AIM OF THE EXERCISE: Look through the records below and give the number of lines holding the string "this", nothing more.

RECORDS TO USE:
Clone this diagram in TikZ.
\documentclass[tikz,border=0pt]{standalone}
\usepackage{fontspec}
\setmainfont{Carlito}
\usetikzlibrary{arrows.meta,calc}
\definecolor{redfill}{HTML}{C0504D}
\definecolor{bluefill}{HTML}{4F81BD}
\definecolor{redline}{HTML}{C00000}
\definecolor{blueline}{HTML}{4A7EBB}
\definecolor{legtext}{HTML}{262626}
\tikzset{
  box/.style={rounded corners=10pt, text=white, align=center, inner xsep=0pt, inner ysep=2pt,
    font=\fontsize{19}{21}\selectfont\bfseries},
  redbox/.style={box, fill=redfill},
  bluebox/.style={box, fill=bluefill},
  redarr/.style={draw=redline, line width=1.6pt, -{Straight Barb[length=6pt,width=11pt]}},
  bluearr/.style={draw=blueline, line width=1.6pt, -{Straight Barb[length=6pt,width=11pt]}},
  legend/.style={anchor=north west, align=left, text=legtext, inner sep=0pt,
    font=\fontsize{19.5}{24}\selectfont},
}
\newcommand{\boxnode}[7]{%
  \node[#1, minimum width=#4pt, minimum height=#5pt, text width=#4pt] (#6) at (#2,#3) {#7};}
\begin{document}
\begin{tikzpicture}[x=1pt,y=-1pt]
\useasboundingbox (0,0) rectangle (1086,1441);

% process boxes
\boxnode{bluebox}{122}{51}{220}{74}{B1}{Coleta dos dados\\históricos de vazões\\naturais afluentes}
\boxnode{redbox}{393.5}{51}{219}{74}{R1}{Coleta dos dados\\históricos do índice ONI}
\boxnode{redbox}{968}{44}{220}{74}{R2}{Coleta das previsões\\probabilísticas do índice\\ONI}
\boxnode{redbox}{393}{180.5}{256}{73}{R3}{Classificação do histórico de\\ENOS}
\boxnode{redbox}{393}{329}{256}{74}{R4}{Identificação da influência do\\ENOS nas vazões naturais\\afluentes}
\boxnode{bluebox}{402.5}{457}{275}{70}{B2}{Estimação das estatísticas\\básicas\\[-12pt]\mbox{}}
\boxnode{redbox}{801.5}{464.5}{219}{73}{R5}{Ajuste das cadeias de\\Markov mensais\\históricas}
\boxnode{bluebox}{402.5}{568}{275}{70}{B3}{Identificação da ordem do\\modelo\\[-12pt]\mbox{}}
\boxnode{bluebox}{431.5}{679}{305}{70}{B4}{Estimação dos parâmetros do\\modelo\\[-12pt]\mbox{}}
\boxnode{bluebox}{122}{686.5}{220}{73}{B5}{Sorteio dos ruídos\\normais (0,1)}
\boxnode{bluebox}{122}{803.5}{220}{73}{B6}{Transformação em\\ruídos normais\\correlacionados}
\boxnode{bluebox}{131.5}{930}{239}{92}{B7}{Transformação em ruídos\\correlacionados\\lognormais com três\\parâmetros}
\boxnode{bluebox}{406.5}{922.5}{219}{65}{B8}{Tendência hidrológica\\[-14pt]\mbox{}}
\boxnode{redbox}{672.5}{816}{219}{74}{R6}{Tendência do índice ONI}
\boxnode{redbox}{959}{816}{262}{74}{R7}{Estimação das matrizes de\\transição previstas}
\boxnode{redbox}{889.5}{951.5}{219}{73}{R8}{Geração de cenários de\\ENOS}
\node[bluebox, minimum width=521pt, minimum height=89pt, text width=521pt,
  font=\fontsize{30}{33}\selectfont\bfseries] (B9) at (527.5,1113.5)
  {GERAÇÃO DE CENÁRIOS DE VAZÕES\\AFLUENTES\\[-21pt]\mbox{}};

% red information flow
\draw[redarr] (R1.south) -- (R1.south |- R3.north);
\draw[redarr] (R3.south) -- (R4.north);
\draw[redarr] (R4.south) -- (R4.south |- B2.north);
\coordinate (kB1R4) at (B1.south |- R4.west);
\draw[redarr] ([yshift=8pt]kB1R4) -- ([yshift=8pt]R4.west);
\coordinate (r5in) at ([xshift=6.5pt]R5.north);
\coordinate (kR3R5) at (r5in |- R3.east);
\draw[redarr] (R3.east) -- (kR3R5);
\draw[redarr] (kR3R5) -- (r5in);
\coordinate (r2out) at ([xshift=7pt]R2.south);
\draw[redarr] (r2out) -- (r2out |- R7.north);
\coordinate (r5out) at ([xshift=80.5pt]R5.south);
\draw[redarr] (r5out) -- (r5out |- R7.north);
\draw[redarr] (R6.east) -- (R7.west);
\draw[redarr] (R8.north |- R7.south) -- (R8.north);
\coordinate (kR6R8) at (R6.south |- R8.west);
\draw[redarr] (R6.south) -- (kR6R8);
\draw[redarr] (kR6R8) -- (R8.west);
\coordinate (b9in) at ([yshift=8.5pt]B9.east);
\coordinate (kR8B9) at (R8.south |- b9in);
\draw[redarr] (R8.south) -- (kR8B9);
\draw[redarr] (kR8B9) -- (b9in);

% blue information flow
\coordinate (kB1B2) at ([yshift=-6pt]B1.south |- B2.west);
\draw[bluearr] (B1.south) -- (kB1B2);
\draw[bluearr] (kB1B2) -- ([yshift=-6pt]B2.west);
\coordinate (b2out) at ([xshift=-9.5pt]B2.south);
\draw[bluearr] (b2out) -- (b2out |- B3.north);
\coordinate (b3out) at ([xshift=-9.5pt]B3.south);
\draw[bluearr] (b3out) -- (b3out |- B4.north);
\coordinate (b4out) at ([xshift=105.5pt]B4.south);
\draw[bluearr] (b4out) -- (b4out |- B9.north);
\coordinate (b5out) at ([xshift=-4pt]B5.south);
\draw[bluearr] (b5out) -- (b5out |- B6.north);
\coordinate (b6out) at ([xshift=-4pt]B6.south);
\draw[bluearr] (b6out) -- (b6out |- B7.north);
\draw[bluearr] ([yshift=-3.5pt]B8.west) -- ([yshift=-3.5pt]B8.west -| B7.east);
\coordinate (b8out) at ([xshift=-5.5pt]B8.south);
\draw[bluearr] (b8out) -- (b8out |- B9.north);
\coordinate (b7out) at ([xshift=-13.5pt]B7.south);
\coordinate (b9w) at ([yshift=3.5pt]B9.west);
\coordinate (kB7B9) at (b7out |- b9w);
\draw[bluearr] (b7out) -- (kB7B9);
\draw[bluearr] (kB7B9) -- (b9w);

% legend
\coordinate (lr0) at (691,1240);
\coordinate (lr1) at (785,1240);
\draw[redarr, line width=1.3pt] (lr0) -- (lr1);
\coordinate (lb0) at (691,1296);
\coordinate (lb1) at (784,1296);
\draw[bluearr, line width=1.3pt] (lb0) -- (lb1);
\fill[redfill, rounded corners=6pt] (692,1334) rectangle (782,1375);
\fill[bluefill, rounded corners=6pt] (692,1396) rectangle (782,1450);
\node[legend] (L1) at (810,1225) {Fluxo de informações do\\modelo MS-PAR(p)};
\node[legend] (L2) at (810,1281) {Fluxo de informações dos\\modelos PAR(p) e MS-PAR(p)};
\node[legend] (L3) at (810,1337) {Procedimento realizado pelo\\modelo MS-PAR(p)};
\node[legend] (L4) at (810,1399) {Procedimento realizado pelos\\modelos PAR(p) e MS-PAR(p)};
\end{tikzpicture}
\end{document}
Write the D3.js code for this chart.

ANSWER TO THE EXERCISE: 2